I have heard people say that cats can be rather dim; that they exist solely to be petted and loved. These people do not know cats. At all.
Friends, if you listen to only one thing I say, let it be this singular truth: Fickle is the mind of the feline.
I mean, like, really, really fickle.
We have this cat, Anna. She is furry, and loving. And old. She is 15 1/2 years old, which sets all sorts of records for longevity of cat-life at our house. So we're in new territory here with her.
We have her on the Senior Plus sort of food, which is supposed to have all the goodies that older cats need to have all types of healthiness heaped upon them. And it's not cheap. Nope. This stuff is pricey. But hey, what are you gonna do, right?
So we put it out for her, every single day.
And she turns her nose up at it. Every single day.
She wants canned food.
She yowls when she doesn't get canned food.
I admit I've indulged her, figuring there is certain amount of entitlement that should be rewarded to a cat who has seen our household flip flop from Pet-Centric to Kid-Centric; from the evening brushing sessions on the couch, to continual attacks and tail-tugging by little ones; from the playful pursuit of a younger kitten chasing her, to the all out stampede of 4 feet in a full-on run in her direction. In this golden season of her life, if she wants canned food, she shall have canned food. Job well done, Kiddo.
Every morning I put a can out for her and she happily dives in.
Every morning, except today.
Today was one of those days where I had 4 million individual things to do, and less than 5 minutes to complete each one. Our day began early and was scheduled to be full. I had to hurry; I needed more time. Something had to be skipped for sanity's sake. I can only do so much.
So I skipped putting out the can of food. She yowled her disappointment at me when she didn't see me set it out. I looked at her and said, "Go eat your dry food. Can food later." And then I rushed out the door, but just as I was leaving I could almost swear to you that I saw her squint at me. Narrow her eyes in a look that clearly conveyed calculations were being made. Plots were being created. Retribution being mapped out.
But I had to leave. No time to worry about it. I'll deal with it late, I mentally declared.
Later is now, my friends.
After a full day of being gone, I returned home ready to get back into the school lessons we had prepared to work on. Everything was all laid out: pencil boxes, books, work pages. Everything was at the ready for our return, so we could just jump right into what needed done.
Perhaps you have a thought of where this tale is going; perchance the mention of an angry cat and set up table put you in the frame of mind of what took place. And you'd be half right.
I say "half" because despite the fact that the entire table was set and ready for school, the only damage done to anything was done solely on MY half. Mine alone.

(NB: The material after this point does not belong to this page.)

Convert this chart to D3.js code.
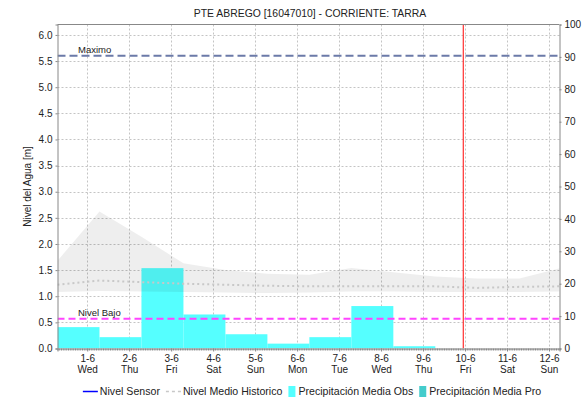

Anna had jumped up and shredded this week's pages of my Lesson Plan Book. Ripped it up. Anywhere not chewed had tooth-stab wounds through it. She completely ripped out Monday's Language Arts sections, in fact. And Friday's History lesson will be, well, a mystery, for me until I go back and check the book again because she annihilated that box as well. To further her vengeance and drive her message home, she found my sheet of award stickers, which I give out for a Job Well Done, and somehow managed to get the sheet crumpled up into a ball riddled with tooth punctures.
Her message was clear: Job NOT Well Done for me.
Nope. Not well at all.
She didn't touch anything on the girls' side. Dan had papers out and she didn't touch those. Just my stuff. Me. Bullseye.
Touche, ma chat. Touche.
I've heard it said by others that cats are not thoughtful creatures.
Clearly, those who think that have never had a cat.